If you have overachieving tendencies like I do, you may be trying to control not just your present situation but at least 5 years into the future - “after I get this promotion I will have enough experience to go to this type of company and make this much money, which will give me the platform I need to…” The irony is that the pivotal moments in my life weren’t anything I planned or could have foreseen.
We think outcomes matter so much because we have an impact bias: A tendency to overestimate the duration and impact of our emotional reaction to a future event such as a career achievement or a bank balance milestone. That’s one of the reasons high achievers sometimes get depressed literally the day after they sell a company or win an Olympic medal - reaching the goal doesn’t bring sustained happiness.
So shouldn’t we have goals and plans? We should. The issue is not having goals and plans, it’s our strong attachment to them. A huge unlock for me was starting to focus less on the outcome, and more on the journey to get there - the one that can be the most fulfilling, expansive or adventurous; the one that might be difficult and not at all fun at times, but will grow me in a way that is meaningful to me, and not just bring money, status and/or external approval.
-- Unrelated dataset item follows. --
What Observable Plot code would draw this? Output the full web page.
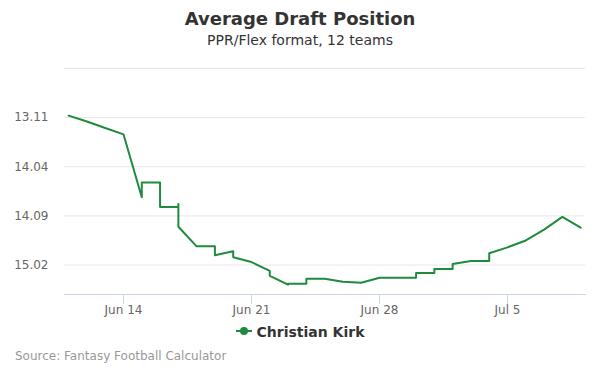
<!DOCTYPE html>
<html>
<head>
<meta charset="utf-8">
<script src="https://cdn.jsdelivr.net/npm/d3@7"></script>
<script src="https://cdn.jsdelivr.net/npm/@observablehq/plot@0.6"></script>
<style>
  body { margin: 0; background: #fff; font-family: "DejaVu Sans", sans-serif; }
  #wrap { position: relative; width: 600px; height: 375px; background: #fff; overflow: hidden; }
  #chart { position: absolute; left: 0; top: 0; }
  .title { position: absolute; left: 0; width: 600px; top: 10px; text-align: center; font-size: 18px; line-height: 18px; font-weight: bold; color: #333; }
  .subtitle { position: absolute; left: 0; width: 600px; top: 33px; text-align: center; font-size: 14px; line-height: 14px; color: #333; }
  .legend { position: absolute; left: 0; width: 600px; top: 325px; text-align: center; font-size: 14px; line-height: 14px; font-weight: bold; color: #333; white-space: nowrap; }
  .legend svg { vertical-align: middle; margin-right: 5px; position: relative; top: -2px; }
  .source { position: absolute; left: 15px; top: 350px; font-size: 12px; line-height: 12px; color: #999; }
</style>
</head>
<body>
<div id="wrap">
  <div id="chart"></div>
  <div class="title">Average Draft Position</div>
  <div class="subtitle">PPR/Flex format, 12 teams</div>
  <div class="legend" id="legend"></div>
  <div class="source">Source: Fantasy Football Calculator</div>
</div>
<script>
// ---- Data ----
const seriesName = "Christian Kirk";
const dates = [
  "2021-06-11T00:00Z","2021-06-12T00:00Z","2021-06-13T00:00Z","2021-06-14T00:00Z",
  "2021-06-15T00:00Z","2021-06-15T00:01Z",
  "2021-06-16T00:00Z","2021-06-16T00:01Z",
  "2021-06-17T00:00Z","2021-06-17T00:01Z","2021-06-17T00:02Z",
  "2021-06-18T00:00Z",
  "2021-06-19T00:00Z","2021-06-19T00:01Z",
  "2021-06-20T00:00Z","2021-06-20T00:01Z",
  "2021-06-21T00:00Z",
  "2021-06-22T00:00Z","2021-06-22T00:01Z",
  "2021-06-23T00:00Z","2021-06-23T00:01Z",
  "2021-06-24T00:00Z","2021-06-24T00:01Z",
  "2021-06-25T00:00Z","2021-06-26T00:00Z","2021-06-27T00:00Z","2021-06-28T00:00Z","2021-06-29T00:00Z",
  "2021-06-30T00:00Z","2021-06-30T00:01Z",
  "2021-07-01T00:00Z","2021-07-01T00:01Z",
  "2021-07-02T00:00Z","2021-07-02T00:01Z",
  "2021-07-03T00:00Z",
  "2021-07-04T00:00Z","2021-07-04T00:01Z",
  "2021-07-05T00:00Z","2021-07-06T00:00Z","2021-07-07T00:00Z","2021-07-08T00:00Z","2021-07-09T00:00Z"
];
const picks = [
  154.8, 155.4, 156.05, 156.7,
  163.1, 161.6,
  161.6, 164.1,
  164.1, 163.8, 166.1,
  168.1,
  168.1, 169.0,
  168.6, 169.2,
  169.7,
  170.6, 171.1,
  172.0, 171.9,
  171.9, 171.4,
  171.4, 171.7, 171.8, 171.3, 171.3,
  171.3, 170.8,
  170.8, 170.4,
  170.4, 169.9,
  169.6,
  169.6, 168.8,
  168.2, 167.5, 166.4, 165.1, 166.2
];
const yGridValues = [150, 155, 160, 165, 170];
const yTickValues = [155, 160, 165, 170];
const yTickLabels = ["13.11", "14.04", "14.09", "15.02"];
const yDomain = [150, 173];
const xTickDates = ["2021-06-14T00:00Z", "2021-06-21T00:00Z", "2021-06-28T00:00Z", "2021-07-05T00:00Z"];
const xTickLabels = ["Jun 14", "Jun 21", "Jun 28", "Jul 5"];
const xDomain = ["2021-06-10T18:35Z", "2021-07-09T06:22Z"];

// ---- Build ----
const lineColor = "#1e8c3c";
const data = dates.map((d, i) => ({date: new Date(d), pick: picks[i]}));
const xTicks = xTickDates.map(d => new Date(d));
const xLabelMap = new Map(xTicks.map((d, i) => [+d, xTickLabels[i]]));
const yLabelMap = new Map(yTickValues.map((v, i) => [v, yTickLabels[i]]));

const chart = Plot.plot({
  width: 600,
  height: 375,
  marginTop: 68,
  marginBottom: 81,
  marginLeft: 64,
  marginRight: 15,
  style: {fontFamily: "DejaVu Sans, sans-serif", fontSize: "12px", color: "#666", background: "transparent"},
  x: {type: "utc", domain: xDomain.map(d => new Date(d))},
  y: {domain: yDomain, reverse: true},
  marks: [
    Plot.gridY(yGridValues, {stroke: "#e6e6e6", strokeOpacity: 1, strokeWidth: 1}),
    Plot.axisY(yTickValues, {tickSize: 0, tickPadding: 16, tickFormat: d => yLabelMap.get(d), fill: "#666", label: null}),
    Plot.frame({anchor: "bottom", stroke: "#ccd6eb", strokeWidth: 1}),
    Plot.axisX(xTicks, {tickSize: 10, tickPadding: 1, stroke: "#ccd6eb", strokeOpacity: 1, tickFormat: d => xLabelMap.get(+d), fill: "#666", label: null}),
    Plot.line(data, {x: "date", y: "pick", stroke: lineColor, strokeWidth: 2, strokeLinejoin: "round", strokeLinecap: "round"})
  ]
});
document.getElementById("chart").appendChild(chart);

// legend
const legend = document.getElementById("legend");
legend.innerHTML = `<svg width="16" height="10"><line x1="0" y1="5" x2="16" y2="5" stroke="${lineColor}" stroke-width="2"/><circle cx="8" cy="5" r="4" fill="${lineColor}"/></svg>`;
legend.appendChild(document.createTextNode(seriesName));
</script>
</body>
</html>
When we focus on the journey more than the outcome we leave room for openness, flow and intuition and therefore greater potential for better opportunities or more innovative ideas to emerge. We allow our creative self to rear its head and drive our actions. So if something goes awry we don’t get frustrated because it delayed our plan to get a promotion, we consider which opportunities opened up for us to follow a different path to a promotion, or whether we still care about the promotion at all.
If we let go of the idea that we can predict the outcome or create a perfect plan to get there, we can be present not only to how the situation evolves but also to how we evolve.
The point is not the outcome. It’s not even the journey. It’s who we become by going through the journey.
The point is to look back, regardless of the outcome, and not want to change anything - because it made us who we are.